AL JAZEERA CORRESPONDENT:
Let's go back now to one of our top stories here on Al Jazeera and that’s the protests, of course, in Tunisia.
AL JAZEERA CORRESPONDENT
Ayman Mohyeldin joins us now joins us now on the phone from Cairo.
[SOUND OF PROTESTORS IN BACKGROUND]
OMAR AL SALAH:
Neither the government nor the protestors are willing to give up.

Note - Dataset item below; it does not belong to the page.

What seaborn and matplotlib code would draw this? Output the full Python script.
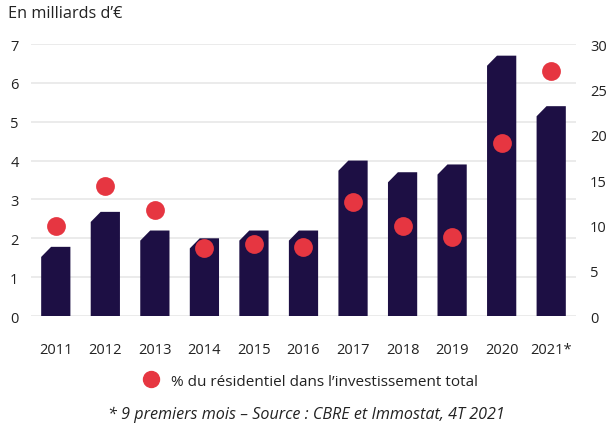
import matplotlib
matplotlib.use("Agg")
import matplotlib.pyplot as plt
from matplotlib.patches import Polygon
from matplotlib.lines import Line2D
import seaborn as sns

# -----------------------------
# Data
# -----------------------------
years = ["2011", "2012", "2013", "2014", "2015", "2016",
         "2017", "2018", "2019", "2020", "2021*"]
invest_bn = [1.78, 2.68, 2.2, 2.0, 2.2, 2.2, 4.0, 3.7, 3.9, 6.7, 5.4]
resid_pct = [9.9, 14.3, 11.7, 7.5, 7.9, 7.6, 12.6, 9.9, 8.7, 19.1, 27.0]

left_ticks = list(range(0, 8))
right_ticks = list(range(0, 31, 5))

NAVY = "#1d0f44"
RED = "#e63641"
GRID = "#e8e8e8"
TXT = "#222222"

sns.set_theme(style="white")
plt.rcParams["font.family"] = ["Open Sans", "DejaVu Sans"]

fig = plt.figure(figsize=(6.13, 4.27), dpi=100)
ax = fig.add_axes([0.0506, 0.2576, 0.889, 0.637])

# -----------------------------
# Bars (with chamfered top-left corner)
# -----------------------------
sns.barplot(x=years, y=invest_bn, color=NAVY, width=0.59, ax=ax,
            saturation=1)
for p in list(ax.patches):
    x0, w, h = p.get_x(), p.get_width(), p.get_height()
    cx, cy = w * 0.34, 0.26
    p.set_visible(False)
    ax.add_patch(Polygon([(x0, 0), (x0 + w, 0), (x0 + w, h),
                          (x0 + cx, h), (x0, h - cy)],
                         closed=True, facecolor=NAVY, edgecolor="none",
                         zorder=3))

ax.set_ylim(0, 7)
ax.set_yticks(left_ticks)
ax.set_xlim(-0.5, len(years) - 0.5)
ax.yaxis.grid(True, color=GRID, linewidth=1.2, zorder=0)
ax.set_axisbelow(True)
for s in ax.spines.values():
    s.set_visible(False)
ax.tick_params(axis="both", length=0, labelsize=10.5, colors=TXT)
ax.tick_params(axis="x", pad=19)
ax.tick_params(axis="y", pad=9)
ax.set_xlabel("")
ax.set_ylabel("")

# -----------------------------
# Dots on right axis
# -----------------------------
ax2 = ax.twinx()
sns.pointplot(x=years, y=resid_pct, ax=ax2, color=RED, linestyle="none",
              markers="o", markersize=11.5, errorbar=None)
ax2.set_ylim(0, 30)
ax2.set_yticks(right_ticks)
ax2.set_xlim(-0.5, len(years) - 0.5)
for s in ax2.spines.values():
    s.set_visible(False)
ax2.tick_params(axis="y", length=0, labelsize=10.5, colors=TXT, pad=10)
ax2.set_ylabel("")
for c in ax2.collections + ax2.lines:
    c.set_zorder(5)

# -----------------------------
# Texts
# -----------------------------
fig.text(0.013, 0.967, "En milliards d\u2019\u20ac", fontsize=11.7,
         color=TXT, va="center", ha="left")

handle = Line2D([], [], marker="o", linestyle="none", color=RED,
                markersize=11.5)
fig.legend([handle], ["% du résidentiel dans l\u2019investissement total"],
           loc="center", bbox_to_anchor=(0.5, 0.105), frameon=False,
           fontsize=11, handletextpad=0.3, labelcolor=TXT)

fig.text(0.5, 0.028,
         "* 9 premiers mois \u2013 Source : CBRE et Immostat, 4T 2021",
         fontsize=11.6, style="italic", color=TXT, ha="center", va="center")

fig.savefig("out.png", dpi=100)
plt.close(fig)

Omar al Salah. Al Jazeera Ramtha on the Jordan-Syria border.
ANDREW STELZER:
Back in Vermont, Burlington college teacher Sandy Baird assigned students in her American Foreign Policy and Cities of the World classes to watch the Arab Spring unfold on Al Jazeera.
SANDY BAIRD:
I was really surprised ‘cause my students are pretty politically apathetic, but through watching Al Jazeera they really got addicted to the whole happenings in the Middle East, as well as a lot of other places - Latin America and coverage of Venezuela and Chavez and Cuba. And they’re really fascinated how different it is than the other networks.
ANDREW STELZER:
Senior Nicholas Losito was one student who instantly noticed that difference.
NICHOLAS LOSITO:
While CNN and all these like American broadcasting centers were talking about Charlie Sheen, Al Jazeera was talking about the revolutions that were happening in the Middle East, and that’s a bonafide fact. It was almost like the revolutions were a break from the Charlie Sheen coverage And I'm just like I really don't care about that at all. [LAUGHS]
ANDREW STELZER:
Taking a gamble that others think like Losito, the Demand Al Jazeera campaign is targeting college students. They invited summer interns in Washington to visit their D.C. studios and are holding national Call Your Cable Provider Days on college campuses.
The hope is exposure to the content and the culture of Al Jazeera will overturn stereotypes that have built up over the past decade.
For On the Media, I'm Andrew Stelzer, in Burlington, Vermont.